Zofia Kulik is one of a number of important – if not legendary – personalities within the Polish art scene. Between 1971 and 1987, she worked closely with Przemysław Kwiek under the name KwieKulik. Their work during the 1970s and 1980s served as a bridge across the Iron Curtain to the international avant-garde. Focusing on Oskar Hansen's 'Open Form' concept, they were more interested in the artistic process than in the final product. At the same time, an archive of Polish artworks from this period was created. This became an important source when researching contemporary art history. Since the late 1980s Zofia Kulik is working on her own and her works are exhibited at important galleries and museums around the world.

The Splendour of Myself IV

'The Splendour of Myself IV' is an excellent example of how the artist works. She began working on self-portraits as a way of asserting her own identity after she stopped working with Przemysław Kwiek. For many of these works, which are made up of hundreds of photos, she used her 'Archive of Gestures' – around 700 photos showing a male model in various physical poses – which she put together between 1987 and 1991.

Instead of Sculpture: Lady Halina and Cones

Zofia Kulik's degree piece at the Academy of Fine Arts in Warsaw in the late 1960s, 'Instead of Sculpture: Lady Halina and Cones', was a deliberate denunciation of the stale vacuousness of this ossified academicism.

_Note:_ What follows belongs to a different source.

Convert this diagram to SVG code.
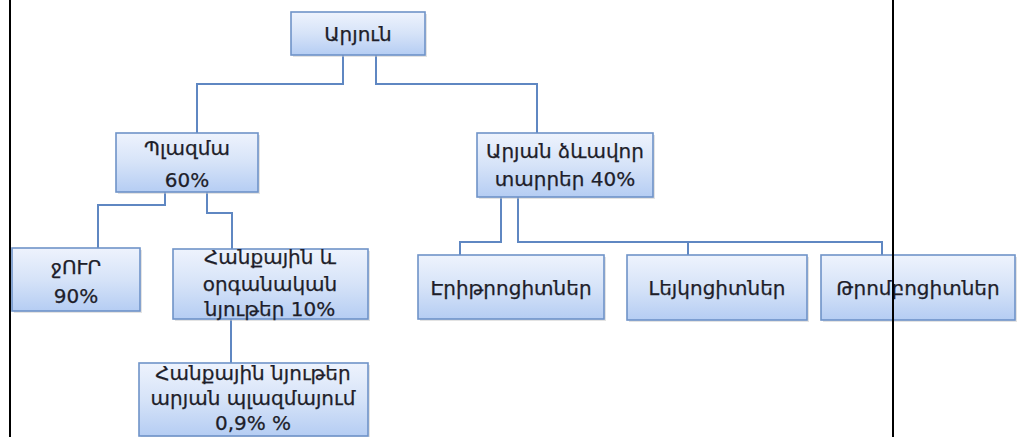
<svg xmlns="http://www.w3.org/2000/svg" width="1017" height="437" viewBox="0 0 1017 437">
<style>
.box{fill:url(#g);stroke:#6f93c8;stroke-width:1.6}
.sh{fill:#c8c8c8;opacity:0.5}
.t{font-family:"DejaVu Sans",sans-serif;font-size:20px;fill:#1e1e2a;stroke:#1e1e2a;stroke-width:0.25;text-anchor:middle}
.c{fill:none;stroke:#5f87c2;stroke-width:2}
.bl{stroke:#000;stroke-width:2}
</style>
<defs>
<linearGradient id="g" x1="0" y1="0" x2="0" y2="1">
<stop offset="0" stop-color="#eef3fd"/>
<stop offset="0.5" stop-color="#d6e3f8"/>
<stop offset="1" stop-color="#b5cdf3"/>
</linearGradient>
</defs>
<rect width="1017" height="437" fill="#fff"/>
<g id="connectors">
<polyline class="c" points="343,55 343,84 197,84 197,133"/>
<polyline class="c" points="376,55 376,84 537,84 537,133"/>
<polyline class="c" points="165,192 165,205 98,205 98,248"/>
<polyline class="c" points="207,192 207,213 232,213 232,249"/>
<polyline class="c" points="231,319 231,363"/>
<polyline class="c" points="501,197 501,242 460,242 460,255"/>
<polyline class="c" points="518,197 518,242 882,242 882,255"/>
<polyline class="c" points="688,242 688,255"/>
</g>
<g id="n-root">
<rect class="sh" x="293" y="14" width="134" height="43"/>
<rect class="box" x="291" y="12" width="134" height="43"/>
<text class="t" x="358" y="41">Արյուն</text>
</g>
<g id="n-plasma">
<rect class="sh" x="118" y="135" width="142" height="59"/>
<rect class="box" x="116" y="133" width="142" height="59"/>
<text class="t" x="187" y="155">Պլազմա</text>
<text class="t" x="187" y="187">60%</text>
</g>
<g id="n-formed">
<rect class="sh" x="479" y="135" width="176" height="64"/>
<rect class="box" x="477" y="133" width="176" height="64"/>
<text class="t" x="565" y="158">Արյան ձևավոր</text>
<text class="t" x="565" y="186">տարրեր 40%</text>
</g>
<g id="n-water">
<rect class="sh" x="14" y="250" width="128" height="63"/>
<rect class="box" x="12" y="248" width="128" height="63"/>
<text class="t" x="76" y="274">ջՈՒՐ</text>
<text class="t" x="76" y="303">90%</text>
</g>
<g id="n-mineral">
<rect class="sh" x="175" y="251" width="195" height="70"/>
<rect class="box" x="173" y="249" width="195" height="70"/>
<text class="t" x="270" y="264">Հանքային և</text>
<text class="t" x="270" y="291">օրգանական</text>
<text class="t" x="270" y="316">նյութեր 10%</text>
</g>
<g id="n-mineral-plasma">
<rect class="sh" x="141" y="365" width="229" height="73"/>
<rect class="box" x="139" y="363" width="229" height="73"/>
<text class="t" x="253" y="380">Հանքային նյութեր</text>
<text class="t" x="253" y="405">արյան պլազմայում</text>
<text class="t" x="253" y="430">0,9% %</text>
</g>
<g id="n-eryth">
<rect class="sh" x="420" y="257" width="186" height="64"/>
<rect class="box" x="418" y="255" width="186" height="64"/>
<text class="t" x="511" y="295">Էրիթրոցիտներ</text>
</g>
<g id="n-leuk">
<rect class="sh" x="629" y="257" width="180" height="65"/>
<rect class="box" x="627" y="255" width="180" height="65"/>
<text class="t" x="717" y="295">Լեյկոցիտներ</text>
</g>
<g id="n-thromb">
<rect class="sh" x="823" y="257" width="194" height="65"/>
<rect class="box" x="821" y="255" width="194" height="65"/>
<text class="t" x="918" y="295">Թրոմբոցիտներ</text>
</g>
<g id="frame">
<line class="bl" x1="10" y1="0" x2="10" y2="437"/>
<line class="bl" x1="893" y1="0" x2="893" y2="437"/>
</g>
</svg>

It was an intelligent rebellion against the prevailing academicism. Although her professors expected to be presented with a fully formed sculpture, the young student submitted a series of photographs of the academy's life-class model festooned with paper cones and striking increasingly absurd poses.

As one of the technically most outstanding students of the class, she was awarded her degree in spite of her provocation.